There is something about books about India…. It is as if images and
descriptions of the place are uniquely strong and vivid in the
minds of readers in English. Sights, sounds, smells, the touch of
India, arise from the prose in The Silent Raga: It could all be a
kind of touristic indulgence-except that we are hearing a voice of
intimate familiarity with India. And beyond that, the pretext and
reason for the poetics: the musical scale which informs the whole
book. That is inevitable because a major motivation/driver in the
story is the making of Indian music.
A rhythmic current of narrative quickly sets in, a page-turning
curiosity develops, because the characterization is both rich and
strange. Yet not exotic: these people are so easy to identify with.
I can't say how Merchant makes this happen, but he does. He
involves us in the narrative, for suspense, mystery, complete
catharsis-pity and terror. There is intelligent, incisive scrutiny
of multi-generational family relationships, female-centred,
somewhat reminiscent of Tamarind Mem. A reader soon identifies
whole-heartedly with how these Indian women feel and react, even if
the reader is not an Indian woman. The now-hackneyed remark is
unavoidable: the author is not an Indian woman either.
The compulsion to move the story along is finely balanced with the
judicious amount of lyrical imagery in the text. The haste of
curiosity is at odds with the desire of the mind to linger, over
the evocations of food, climate, the air, the voice of the place.

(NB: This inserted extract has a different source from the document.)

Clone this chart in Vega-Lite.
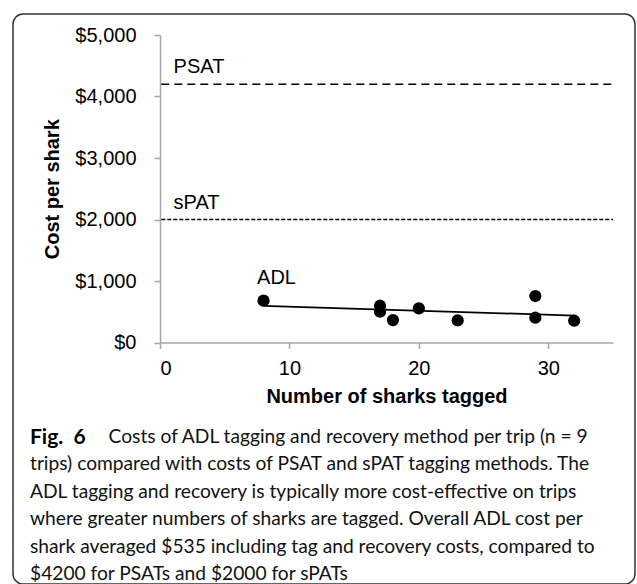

For instance, one recurring series of descriptions of electric
light sources. Bulbs and lamps keep appearing, in various
conditions of age and frailty, and their particular characters, and
the particular qualities of light they emit, seem to stand in some
way for memory itself, whether memory of a time that is gone, or of
ways of making and structuring things in human civilization that
are flawed, or insufficient, or less esteemed. So many visions of
electric illumination, whether sad or dim, or garish, or warm and
generous, come to linger in the mind like actual memories of light
observed.
If the raga is a mysterious craft to most English-speaking readers,
The Silent Raga's emotional depths begin to suggest something of it
as it moves along and we are touched and seduced by turns. It is
like being drawn into the ecstasy of musical rhythms; no scholarly
knowledge or ability is needed, other than knowing how to listen.